McCaul was likely referring to the reports that the U.S. had run up a backlog of approximately US$19 billion worth of defense articles it had agreed to sell Taiwan as of December 2022.
“We are doing everything we can in [U.S.] Congress to speed up these sales and get you the weapons that you need to defend yourself,” McCaul said, adding that “we will provide training to your military, not for war, but for peace.”
McCaul, who led the visiting delegation, said they came to Taiwan to show their “strong support of this beautiful island” and that “[it] is important that all democracies stand together against tyranny and oppression.”
“Projecting weakness only invites aggression and conflict. Projecting strength provides deterrence and promotes peace,” he emphasized.

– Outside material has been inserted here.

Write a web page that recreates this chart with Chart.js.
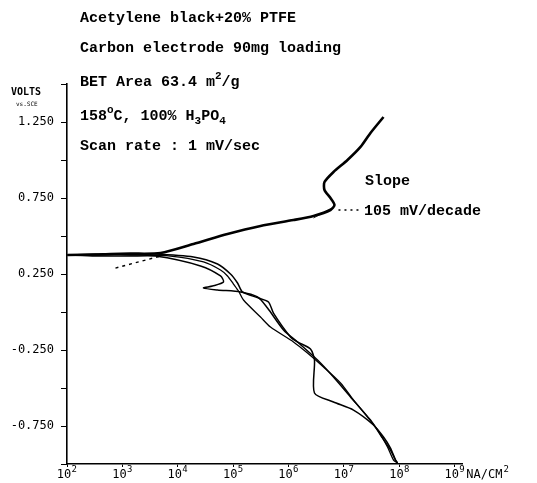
<!DOCTYPE html>
<html><head><meta charset="utf-8">
<script src="https://cdn.jsdelivr.net/npm/chart.js@4/dist/chart.umd.min.js"></script>
<style>html,body{margin:0;padding:0;background:#fff}#wrap{width:537px;height:483px;position:relative}</style>
</head><body><div id="wrap"><canvas id="c" width="537" height="483"></canvas></div>
<script>
// ---- data (x = log10 current density, nA/cm^2 ; y = potential, V vs. SCE) ----
const xTickExponents = [2, 3, 4, 5, 6, 7, 8, 9];
const yTickLabels = { "1.25": "1.250", "0.75": "0.750", "0.25": "0.250", "-0.25": "-0.250", "-0.75": "-0.750" };

const anodicLogI = [2.009, 2.514, 2.785, 3.146, 3.688, 4.283, 4.897, 5.493, 6.088, 6.449, 6.756, 6.828, 6.756, 6.648, 6.648, 6.810, 7.063, 7.298, 7.478, 7.713];
const anodicV    = [0.375, 0.378, 0.382, 0.384, 0.388, 0.447, 0.513, 0.566, 0.605, 0.632, 0.671, 0.704, 0.750, 0.803, 0.855, 0.921, 1.000, 1.086, 1.178, 1.283];

const cath1LogI = [2.009, 2.514, 3.146, 3.507, 4.283, 4.717, 4.951, 5.078, 5.168, 5.457, 5.637, 5.727, 6.034, 6.160, 6.395, 6.467, 6.467, 6.810, 7.171, 7.532, 7.713, 7.839, 7.930, 7.966];
const cath1V    = [0.375, 0.375, 0.382, 0.382, 0.362, 0.316, 0.250, 0.191, 0.132, 0.092, 0.066, -0.007, -0.164, -0.197, -0.243, -0.316, -0.533, -0.592, -0.645, -0.743, -0.822, -0.895, -0.974, -0.993];

const cath2LogI = [2.009, 2.514, 3.146, 3.597, 4.410, 4.771, 4.825, 4.626, 4.464, 4.717, 5.132, 5.439, 5.619, 5.908, 6.160, 6.522, 6.810, 7.117, 7.478, 7.659, 7.839, 7.930, 7.966];
const cath2V    = [0.375, 0.368, 0.368, 0.368, 0.303, 0.237, 0.197, 0.171, 0.158, 0.145, 0.132, 0.099, 0.026, -0.118, -0.197, -0.316, -0.428, -0.559, -0.711, -0.809, -0.908, -0.974, -0.993];

const cath3LogI = [2.009, 2.605, 3.146, 3.868, 4.464, 4.771, 4.897, 5.005, 5.096, 5.186, 5.493, 5.673, 6.088, 6.341, 6.630, 6.937, 7.171, 7.424, 7.605, 7.785, 7.894, 7.966];
const cath3V    = [0.375, 0.382, 0.375, 0.368, 0.329, 0.276, 0.237, 0.184, 0.138, 0.079, -0.033, -0.099, -0.197, -0.270, -0.362, -0.467, -0.579, -0.691, -0.776, -0.888, -0.974, -0.993];

const tafelLowLogI  = [2.875, 3.688];
const tafelLowV     = [0.289, 0.368];
const tafelKneeLogI = [6.449, 6.810];
const tafelKneeV    = [0.618, 0.691];
const pointerLogI   = [6.900, 7.300];
const pointerV      = [0.671, 0.671];

// ---- build ----
const zip = (xs, ys) => xs.map((x, i) => ({ x: x, y: ys[i] }));
function lineDs(xs, ys, w, dash, tension) {
  return { data: zip(xs, ys), showLine: true, borderColor: '#000', backgroundColor: '#000',
           borderWidth: w, borderDash: dash || [], pointRadius: 0, tension: tension || 0, fill: false };
}
const datasets = [
  lineDs(cath1LogI, cath1V, 1.5, null, 0.25),
  lineDs(cath2LogI, cath2V, 1.5, null, 0.25),
  lineDs(cath3LogI, cath3V, 1.3, null, 0.25),
  lineDs(anodicLogI, anodicV, 2.6, null, 0.25),
  lineDs(tafelLowLogI, tafelLowV, 1.4, [3, 4]),
  lineDs(tafelKneeLogI, tafelKneeV, 0.8),
  lineDs(pointerLogI, pointerV, 1.4, [2, 4])
];

const TXT = 'bold 15px "Liberation Mono"';
function drawRich(ctx, x, y, parts) {
  ctx.textBaseline = 'middle';
  ctx.textAlign = 'left';
  for (const p of parts) {
    let dy = 0;
    if (p.s === 'sup') { ctx.font = 'bold 11px "Liberation Mono"'; dy = -6; }
    else if (p.s === 'sub') { ctx.font = 'bold 11px "Liberation Mono"'; dy = 5; }
    else ctx.font = TXT;
    ctx.fillText(p.t, x, y + dy);
    x += ctx.measureText(p.t).width;
  }
}

const textPlugin = {
  id: 'texts',
  afterDraw(chart) {
    const ctx = chart.ctx;
    ctx.save();
    ctx.fillStyle = '#000';
    drawRich(ctx, 80, 18, [{ t: 'Acetylene black+20% PTFE' }]);
    drawRich(ctx, 80, 48, [{ t: 'Carbon electrode 90mg loading' }]);
    drawRich(ctx, 80, 82, [{ t: 'BET Area 63.4 m' }, { t: '2', s: 'sup' }, { t: '/g' }]);
    drawRich(ctx, 80, 116, [{ t: '158' }, { t: 'o', s: 'sup' }, { t: 'C, 100% H' }, { t: '3', s: 'sub' }, { t: 'PO' }, { t: '4', s: 'sub' }]);
    drawRich(ctx, 80, 146, [{ t: 'Scan rate : 1 mV/sec' }]);
    drawRich(ctx, 365, 181, [{ t: 'Slope' }]);
    drawRich(ctx, 364, 211, [{ t: '105 mV/decade' }]);
    // decade exponents on x tick labels
    const xs = chart.scales.x;
    ctx.textAlign = 'left';
    ctx.textBaseline = 'middle';
    ctx.font = '9px "DejaVu Sans Mono"';
    let lastX = 0;
    for (const e of xTickExponents) {
      const px = xs.getPixelForValue(e) - 3 + 7.5;
      ctx.fillText(String(e), px, 470);
      lastX = px;
    }
    ctx.font = '12px "DejaVu Sans Mono"';
    ctx.fillText('NA/CM', lastX + 7, 475);
    ctx.font = '9px "DejaVu Sans Mono"';
    ctx.fillText('2', lastX + 7 + ctx.measureText('NA/CM').width * 12 / 9 + 1, 470);
    // axis unit labels
    ctx.font = 'bold 10px "DejaVu Sans Mono"';
    ctx.fillText('VOLTS', 11, 92);
    ctx.font = '6px "DejaVu Sans Mono"';
    ctx.fillText('vs.SCE', 16, 104);
    ctx.restore();
  }
};

new Chart(document.getElementById('c'), {
  type: 'scatter',
  data: { datasets: datasets },
  options: {
    responsive: false, animation: false, devicePixelRatio: 1,
    layout: { padding: { top: 84, right: 75, left: 0, bottom: 0 } },
    plugins: { legend: { display: false }, tooltip: { enabled: false } },
    scales: {
      x: {
        type: 'linear', min: 2, max: 9.13,
        afterBuildTicks: s => { s.ticks = xTickExponents.map(v => ({ value: v })); },
        afterFit: s => { s.height = 19; },
        ticks: { autoSkip: false, maxRotation: 0, padding: 1, labelOffset: -3, color: '#000',
                 font: { family: 'DejaVu Sans Mono', size: 12 },
                 callback: v => '10' },
        grid: { drawOnChartArea: false, drawTicks: true, tickLength: 3, color: '#000', lineWidth: 1 },
        border: { display: true, color: '#000', width: 1.6 }
      },
      y: {
        type: 'linear', min: -1, max: 1.5,
        afterBuildTicks: s => { const t = []; for (let k = 0; k <= 10; k++) t.push({ value: -1 + 0.25 * k }); s.ticks = t; },
        afterFit: s => { s.width = 67; },
        ticks: { autoSkip: false, padding: 7, color: '#000',
                 font: { family: 'DejaVu Sans Mono', size: 12 },
                 callback: v => yTickLabels[String(v)] || '' },
        grid: { drawOnChartArea: false, drawTicks: true, tickLength: 6, color: '#000', lineWidth: 1 },
        border: { display: true, color: '#000', width: 1.6 }
      }
    }
  },
  plugins: [textPlugin]
});
</script>
</body></html>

Meanwhile, President Tsai thanked the U.S. Congress for long being “a key force” in promoting U.S.-Taiwan relations, while stressing that Taiwan “will continue to work with the U.S. and other like-minded countries to jointly defend the values of freedom and democracy.”
“The people of Taiwan love democracy, seek peace, and are keen to fulfill their responsibilities in the international community,” Tsai added.
Tsai made the comments, hours after China announced three days of military exercises around Taiwan.
McCaul arrived in Taiwan on April 6 for a three-day visit. The eight-member delegation also includes U.S. Representatives Young Kim (R-CA), Ami Bera (D-CA), French Hill (R-AR), Michael Lawler (R-NY), Nathaniel Moran (R-TX), Guy Reschenthaler (R-PA), and Madeleine Dean (D-PA).
The delegation had met with Taiwan’s Vice President Lai Ching-te, Legislative Yuan Speaker You Si-kun, as well as executives of Taiwanese semiconductors and defense companies over the past few days.
McCaul also urged the U.S. to sign a free-trade agreement (FTA) with Taiwan and eliminate double taxation to encourage Taiwanese businesses to invest in the U.S., calling it a topic of great concern during his meetings with representatives of Taiwanese industries.
 Focus Taiwan: https://focustaiwan.tw/politics/202304080008
 Taipei Times: https://www.taipeitimes.com/News/front/archives/2023/04/09/2003797581
 Taipei Times: https://www.taipeitimes.com/News/front/archives/2023/04/08/2003797529
Record-Breaking 91 Chinese Warplanes Detected Around Taiwan in 12 Hours
On April 10, a record-breaking 91 Chinese military aircraft and 12 naval ships were detected around Taiwan in 12 hours, with 54 warplanes crossing the median line of the Taiwan Strait and entering Taiwan’s air defense identification zone (ADIZ).
According to Taiwan’s Ministry of National Defense (MND), a total of 91 Chinese military aircraft were detected in areas close to Taiwan from 6 a.m. to 6 p.m on April 10, including Sukhoi SU-30s, Chengdu J-10s, Shenyang J-11s, J-15 and J-16 fighter jets, H-6 bombers, Y-20 aerial refueling tankers, Y-8 warfare planes, Y-9 aircraft, as well as KJ-200 and KJ-500 planes.
Of the 91 Chinese warplanes, 54 crossed the Taiwan Strait median line, an unofficial boundary between the two sides, and entered the southwestern and southeastern parts of Taiwan’s ADIZ, including an unspecified number of Shenyang J-15 fighter jets that took off from the Chinese aircraft carrier Shandong.
The Chinese People’s Liberation Army (PLA) launched three days of military exercises around Taiwan on April 8, one day after Taiwan’s President Tsai Ing-wen returned from a 10-day overseas trip that included a meeting with U.S. House Speaker Kevin McCarthy (R-CA) in California.
The PLA announced shortly after 6 p.m. on April 10 that it had “successfully completed” the drills in the Taiwan Strait and “comprehensively tested” the capabilities of multiple units.
These drills and incursions are part of China’s campaign to pressure Taiwan. Communist China has never ruled Taiwan ― a democratic country of 23.5 million people ― but claims it as its own territory.
Taiwan’s MND said it remains vigilant and will continue to closely monitor the movements of the Chinese vessels and aircraft despite the end of the drills.